Banks and other lenders grapple with rising defaults

Maturing loans fuel commercial mortgage delinquency spike

Commercial mortgage delinquency rates rose in the first quarter as loans matured amid higher interest rates and uncertain property values, according to new data from the Mortgage Bankers Association.

“Commercial mortgage delinquency rates continued to increase during the first three months of 2024,” said Jamie Woodwell, head of commercial real estate research at MBA. “The increase was seen across most capital sources, pointing to the challenges caused by loans that are maturing amid higher interest rates, uncertain property values, and questions about some properties’ fundamentals.”

The MBA quarterly analysis tracks delinquencies for five major investor groups holding over 80% of outstanding commercial mortgage debt - banks, life insurance firms, mortgage-backed securities, and government agencies.

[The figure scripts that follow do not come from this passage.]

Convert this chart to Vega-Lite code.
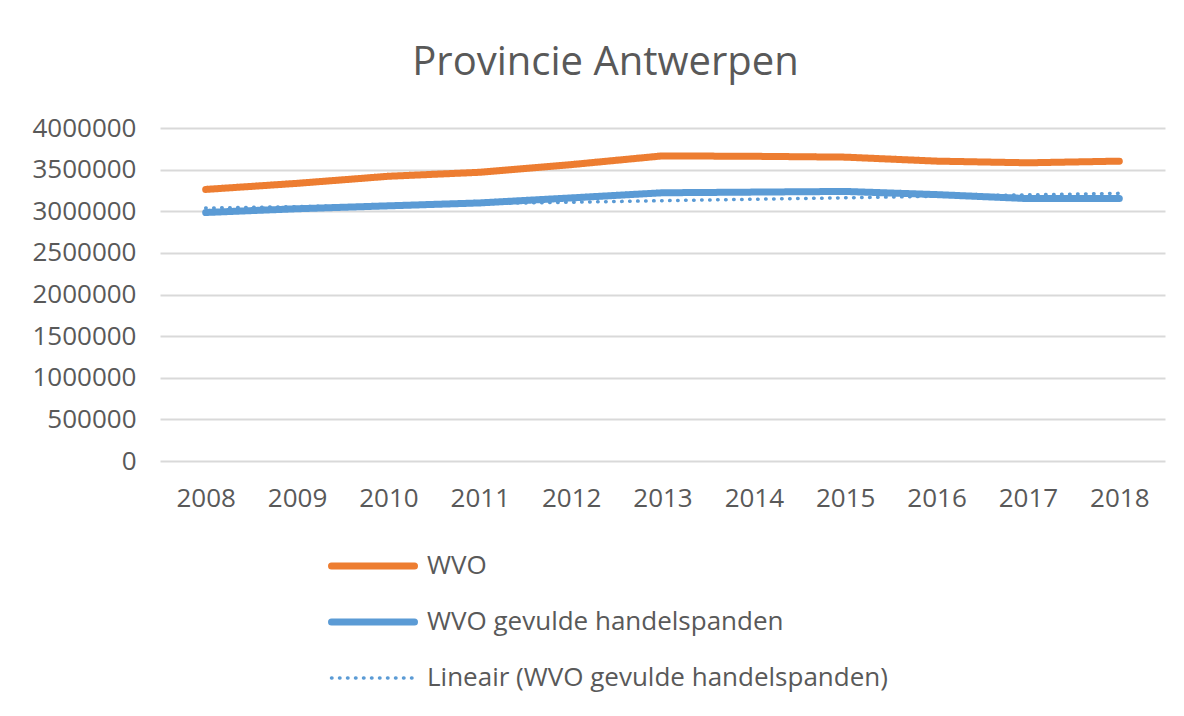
{
  "$schema": "https://vega.github.io/schema/vega-lite/v6.json",
  "width": 1005,
  "height": 333,
  "autosize": {"type": "none"},
  "padding": {"left": 160, "top": 128, "right": 19, "bottom": 255},
  "background": "white",
  "title": {
    "text": "Provincie Antwerpen",
    "font": "Open Sans",
    "fontSize": 40,
    "fontWeight": "normal",
    "color": "#595959",
    "anchor": "middle",
    "dx": -57,
    "offset": 32
  },
  "config": {
    "view": {"stroke": null},
    "font": "Open Sans",
    "axis": {
      "labelFont": "Open Sans",
      "labelColor": "#595959",
      "labelFontSize": 26,
      "gridColor": "#D9D9D9",
      "gridWidth": 2,
      "domain": false,
      "ticks": false,
      "title": null
    }
  },
  "data": {
    "values": [
      {"year": "2008", "series": "WVO", "value": 3262000},
      {"year": "2009", "series": "WVO", "value": 3335000},
      {"year": "2010", "series": "WVO", "value": 3420000},
      {"year": "2011", "series": "WVO", "value": 3468000},
      {"year": "2012", "series": "WVO", "value": 3560000},
      {"year": "2013", "series": "WVO", "value": 3665000},
      {"year": "2014", "series": "WVO", "value": 3660000},
      {"year": "2015", "series": "WVO", "value": 3650000},
      {"year": "2016", "series": "WVO", "value": 3602000},
      {"year": "2017", "series": "WVO", "value": 3582000},
      {"year": "2018", "series": "WVO", "value": 3602000},
      {"year": "2008", "series": "WVO gevulde handelspanden", "value": 2985000},
      {"year": "2009", "series": "WVO gevulde handelspanden", "value": 3030000},
      {"year": "2010", "series": "WVO gevulde handelspanden", "value": 3065000},
      {"year": "2011", "series": "WVO gevulde handelspanden", "value": 3100000},
      {"year": "2012", "series": "WVO gevulde handelspanden", "value": 3160000},
      {"year": "2013", "series": "WVO gevulde handelspanden", "value": 3222000},
      {"year": "2014", "series": "WVO gevulde handelspanden", "value": 3230000},
      {"year": "2015", "series": "WVO gevulde handelspanden", "value": 3238000},
      {"year": "2016", "series": "WVO gevulde handelspanden", "value": 3200000},
      {"year": "2017", "series": "WVO gevulde handelspanden", "value": 3152000},
      {"year": "2018", "series": "WVO gevulde handelspanden", "value": 3152000},
      {"year": "2008", "series": "Lineair (WVO gevulde handelspanden)", "value": 3038000},
      {"year": "2018", "series": "Lineair (WVO gevulde handelspanden)", "value": 3215000}
    ]
  },
  "mark": {"type": "line", "strokeCap": "round", "strokeJoin": "round"},
  "encoding": {
    "x": {
      "field": "year",
      "type": "ordinal",
      "scale": {"type": "point", "padding": 0.5},
      "axis": {"labelAngle": 0, "grid": false, "labelPadding": 24}
    },
    "y": {
      "field": "value",
      "type": "quantitative",
      "scale": {"domain": [0, 4000000], "nice": false},
      "axis": {"values": [0, 500000, 1000000, 1500000, 2000000, 2500000, 3000000, 3500000, 4000000], "format": "d", "labelPadding": 24}
    },
    "color": {
      "field": "series",
      "type": "nominal",
      "scale": {
        "domain": ["WVO", "WVO gevulde handelspanden", "Lineair (WVO gevulde handelspanden)"],
        "range": ["#ED7D31", "#5B9BD5", "#5B9BD5"]
      },
      "legend": {
        "title": null,
        "orient": "none",
        "legendX": 168,
        "legendY": 422,
        "direction": "vertical",
        "symbolType": "stroke",
        "symbolSize": 6889,
        "labelFont": "Open Sans",
        "labelFontSize": 26,
        "labelColor": "#595959",
        "labelOffset": 9,
        "clipHeight": 32,
        "rowPadding": 24,
        "labelLimit": 600,
        "encode": {
          "symbols": {
            "update": {
              "strokeWidth": {"signal": "datum.value == 'Lineair (WVO gevulde handelspanden)' ? 3.5 : 7"},
              "strokeCap": {"value": "round"}
            }
          }
        }
      }
    },
    "strokeDash": {
      "field": "series",
      "type": "nominal",
      "scale": {
        "domain": ["WVO", "WVO gevulde handelspanden", "Lineair (WVO gevulde handelspanden)"],
        "range": [[1, 0], [1, 0], [0.5, 7.5]]
      },
      "legend": null
    },
    "strokeWidth": {
      "field": "series",
      "type": "nominal",
      "scale": {
        "type": "ordinal",
        "domain": ["WVO", "WVO gevulde handelspanden", "Lineair (WVO gevulde handelspanden)"],
        "range": [7, 7, 3.5]
      },
      "legend": null
    },
    "order": {"field": "series"}
  }
}
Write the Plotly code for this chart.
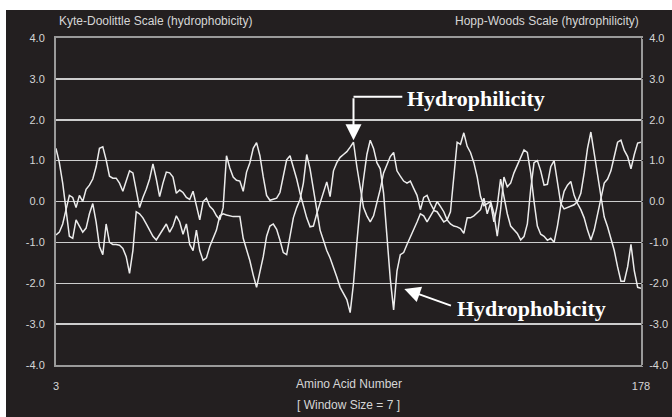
import plotly.graph_objects as go

# ---------------- data ----------------
amino = list(range(3, 179))

# Kyte-Doolittle (hydrophobicity), window size 7
kd = [
    1.3, 0.95, 0.45, -0.2, -0.85, -0.9, -0.45, -0.6, -0.75, -0.65,      # 3-12
    -0.3, -0.05, -0.5, -1.1, -1.3, -0.55, -1.0, -1.05, -1.05, -1.07,    # 13-22
    -1.15, -1.35, -1.76, -1.2, -0.25, -0.3, -0.4, -0.55, -0.72, -0.85,  # 23-32
    -0.94, -0.8, -0.68, -0.55, -0.75, -0.6, -0.35, -0.5, -0.8, -0.55,   # 33-42
    -1.05, -1.2, -0.7, -1.2, -1.44, -1.38, -1.1, -0.9, -0.7, -0.35,     # 43-52
    -0.3, -0.33, -0.35, -0.37, -0.37, -0.37, -0.9, -1.15, -1.45, -1.8,  # 53-62
    -2.1, -1.72, -1.35, -0.85, -0.6, -0.55, -0.68, -0.95, -1.25, -1.3,  # 63-72
    -0.8, -0.4, -0.15, 0.05, 0.45, 1.15, 0.8, 0.3, -0.2, -0.7,          # 73-82
    -0.95, -1.2, -1.38, -1.6, -1.85, -2.1, -2.25, -2.4, -2.72, -2.0,    # 83-92
    -1.0, -0.1, 0.55, 1.15, 1.5, 1.3, 0.95, 0.8, 0.2, -0.8,             # 93-102
    -1.9, -2.65, -1.7, -1.3, -1.25, -1.05, -0.88, -0.7, -0.5, -0.3,     # 103-112
    -0.35, -0.5, -0.35, -0.22, -0.25, -0.37, -0.5, -0.45, -0.55, -0.6,  # 113-122
    -0.62, -0.66, -0.78, -0.4, -0.4, -0.35, -0.28, -0.2, 0.08, -0.3,    # 123-132
    -0.04, -0.5, -0.1, 0.55, 0.12, -0.3, -0.6, -0.7, -0.78, -0.94,      # 133-142
    -0.86, -0.55, 0.3, 0.95, 1.0, 0.75, 0.4, 0.42, 0.85, 1.0,           # 143-152
    0.5, -0.05, -0.18, -0.15, -0.12, -0.08, 0.0, 0.2, 0.7, 1.3,         # 153-162
    1.7, 1.15, 0.65, 0.1, -0.38, -0.62, -0.88, -1.2, -1.6, -1.95,       # 163-172
    -1.95, -1.6, -1.05, -1.7, -2.1, -2.12,                              # 173-178
]

# Hopp-Woods (hydrophilicity), window size 7
hw = [
    -0.82, -0.75, -0.55, -0.2, 0.15, 0.1, -0.15, 0.15, 0.0, 0.3,        # 3-12
    0.4, 0.55, 0.85, 1.3, 1.34, 1.02, 0.62, 0.57, 0.57, 0.45,           # 13-22
    0.25, 0.5, 0.75, 0.7, 0.3, -0.15, 0.1, 0.3, 0.55, 0.92,             # 23-32
    0.55, 0.12, 0.45, 0.72, 0.7, 0.6, 0.2, 0.28, 0.22, 0.1,             # 33-42
    0.05, 0.25, -0.1, -0.45, 0.0, 0.08, -0.12, -0.2, -0.35, -0.45,      # 43-52
    -0.15, 1.12, 0.82, 0.6, 0.52, 0.5, 0.25, 0.72, 0.95, 1.3,           # 53-62
    1.44, 1.12, 0.6, 0.15, 0.03, 0.05, 0.08, 0.22, 0.62, 1.02,          # 63-72
    1.12, 0.85, 0.55, 0.2, -0.1, -0.4, -0.62, -0.6, -0.3, -0.05,        # 73-82
    0.22, 0.48, 0.12, 0.75, 0.95, 1.08, 1.15, 1.22, 1.33, 1.45,         # 83-92
    0.85, 0.35, -0.15, -0.35, -0.5, -0.35, -0.05, 0.3, 0.7, 0.92,       # 93-102
    1.1, 1.2, 0.75, 0.62, 0.5, 0.45, 0.5, 0.32, 0.15, -0.2,             # 103-112
    0.1, 0.15, -0.05, -0.2, 0.0, -0.12, -0.25, -0.45, -0.25, 0.6,       # 113-122
    1.45, 1.4, 1.68, 1.35, 1.2, 0.95, 0.6, 0.12, -0.1, -0.05,           # 123-132
    0.0, -0.3, -0.85, -0.2, 0.6, 0.36, 0.45, 0.7, 0.88, 1.1,            # 133-142
    1.26, 1.2, 0.7, 0.0, -0.6, -0.8, -0.85, -0.95, -0.9, -1.0,          # 143-152
    -0.6, -0.1, 0.25, 0.4, 0.49, 0.15, -0.05, -0.2, -0.4, -0.7,         # 153-162
    -0.94, -0.7, -0.3, 0.1, 0.45, 0.55, 0.75, 1.1, 1.45, 1.5,           # 163-172
    1.25, 1.1, 0.8, 1.15, 1.43, 1.45,                                   # 173-178
]

y_ticks = [-4, -3, -2, -1, 0, 1, 2, 3, 4]
y_tick_labels = ["-4.0", "-3.0", "-2.0", "-1.0", "0.0", "1.0", "2.0", "3.0", "4.0"]
x_ticks = [3, 178]
x_tick_labels = ["3", "178"]

# ---------------- styling ----------------
BG = "#231f20"
LINE = "#ececec"
GRID = "#cdcdcd"
FRAME = "#9a9a9a"
TXT = "#d6d6d6"
SANS = "Liberation Sans, Arial, sans-serif"
SERIF = "Liberation Serif, Times New Roman, serif"

fig = go.Figure()
fig.add_trace(go.Scatter(x=amino, y=kd, mode="lines", yaxis="y",
                         line=dict(color=LINE, width=1.5), hoverinfo="skip"))
fig.add_trace(go.Scatter(x=amino, y=hw, mode="lines", yaxis="y2",
                         line=dict(color=LINE, width=1.5), hoverinfo="skip"))

L, R, T, B = 56, 31, 38, 52
W, H = 672, 417
pw, ph = W - L - R, H - T - B

def px_x(p):
    return (p - L) / pw

def px_y(p):
    return (H - B - p) / ph

fig.update_layout(
    width=W, height=H,
    margin=dict(l=L, r=R, t=T, b=B, pad=0, autoexpand=False),
    paper_bgcolor="white",
    plot_bgcolor=BG,
    showlegend=False,
    xaxis=dict(range=[3, 178], tickvals=x_ticks, ticktext=x_tick_labels,
               showgrid=False, zeroline=False, showline=True, mirror=True,
               linecolor=FRAME, linewidth=2, ticks="outside", ticklen=10,
               tickcolor=BG, tickfont=dict(family=SANS, size=11, color=TXT)),
    yaxis=dict(range=[-4, 4], tickvals=y_ticks, ticktext=y_tick_labels,
               showgrid=True, gridcolor=GRID, gridwidth=1.5, zeroline=False,
               showline=True, mirror=True, linecolor=FRAME, linewidth=2,
               ticks="outside", ticklen=7, tickcolor=BG,
               tickfont=dict(family=SANS, size=11, color=TXT)),
    yaxis2=dict(range=[-4, 4], tickvals=y_ticks, ticktext=y_tick_labels,
                overlaying="y", side="right", showgrid=False, zeroline=False,
                showline=False, ticks="outside", ticklen=5, tickcolor=BG,
                tickfont=dict(family=SANS, size=11, color=TXT)),
)

# dark panel behind everything
fig.add_shape(type="rect", xref="paper", yref="paper",
              x0=px_x(6), x1=px_x(680), y0=px_y(425), y1=px_y(10),
              fillcolor=BG, line=dict(width=0), layer="below")

small = dict(family=SANS, size=12, color=TXT)
fig.add_annotation(text="Kyte-Doolittle Scale (hydrophobicity)", xref="paper", yref="paper",
                   x=px_x(57), y=px_y(21), xanchor="left", yanchor="middle",
                   showarrow=False, font=small)
fig.add_annotation(text="Hopp-Woods Scale (hydrophilicity)", xref="paper", yref="paper",
                   x=px_x(641), y=px_y(21), xanchor="right", yanchor="middle",
                   showarrow=False, font=small)
fig.add_annotation(text="Amino Acid Number", xref="paper", yref="paper",
                   x=0.5, y=px_y(384), xanchor="center", yanchor="middle",
                   showarrow=False, font=small)
fig.add_annotation(text="[ Window Size = 7 ]", xref="paper", yref="paper",
                   x=0.5, y=px_y(405), xanchor="center", yanchor="middle",
                   showarrow=False, font=small)

big = dict(family=SERIF, size=22, color="white")
# Hydrophilicity callout (points at the Hopp-Woods peak near residue 92)
fig.add_annotation(text="<b>Hydrophilicity</b>", x=107.4, y=2.51, xref="x", yref="y",
                   xanchor="left", yanchor="middle", showarrow=False, font=big)
fig.add_shape(type="line", xref="x", yref="y", x0=92, x1=106.6, y0=2.56, y1=2.56,
              line=dict(color="white", width=2))
fig.add_annotation(text="", x=92, y=hw[amino.index(92)] + 0.05, xref="x", yref="y",
                   ax=92, ay=2.56, axref="x", ayref="y", showarrow=True,
                   arrowhead=2, arrowsize=1.6, arrowwidth=2, arrowcolor="white",
                   standoff=0)
# Hydrophobicity callout
fig.add_annotation(text="<b>Hydrophobicity</b>", x=122.4, y=-2.61, xref="x", yref="y",
                   xanchor="left", yanchor="middle", showarrow=False, font=big)
fig.add_annotation(text="", x=107.2, y=-2.14, xref="x", yref="y",
                   ax=121.6, ay=-2.56, axref="x", ayref="y", showarrow=True,
                   arrowhead=2, arrowsize=1.6, arrowwidth=2, arrowcolor="white",
                   standoff=0)

fig.write_html("out.html",
               config={"displayModeBar": False, "staticPlot": True},
               post_script="document.body.style.margin='0px';document.body.style.overflow='hidden';")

The first quarter delinquency rates were:

  • Banks (90+ days late or nonaccrual): 1.03%, up 0.09 percentage points
  • Life companies (60+ days): 0.52%, up 0.16 points
  • Fannie Mae (60+ days): 0.44%, down 0.02 points
  • Freddie Mac (60+ days): 0.34%, up 0.06 points
  • Mortgage-backed securities (30+ days or REO): 4.35%, up 0.05 points

The increases highlighted the strains on commercial borrowers from the cumulative effects of interest rate hikes over the past year, combined with risks like higher capitalization rates pressuring property valuations.

Woodwell noted the delinquency increase at banks was driven by more loans being designated as “nonaccrual”, where full repayment is uncertain though payments may be current.

Read more: Commercial and multifamily mortgage balances set to mature in 2024

While loans maturing into today’s higher rate environment face challenges, Woodwell said designating certain loans as nonaccrual allows banks to reserve appropriately against potential future losses.

“It is important to recognize that different capital sources track delinquencies in different ways – and with good reason,” he said in the report. “The increases in such loans, and the associated net-charge-offs at large banks, can be seen as evidence of the institutions working to get ahead of potential future defaults.”  

MBA noted that these delinquency rates aren’t directly comparable across groups due to differences in tracking methodologies. However, the overall trend indicates a growing challenge for the commercial real estate sector as it navigates a complex economic landscape.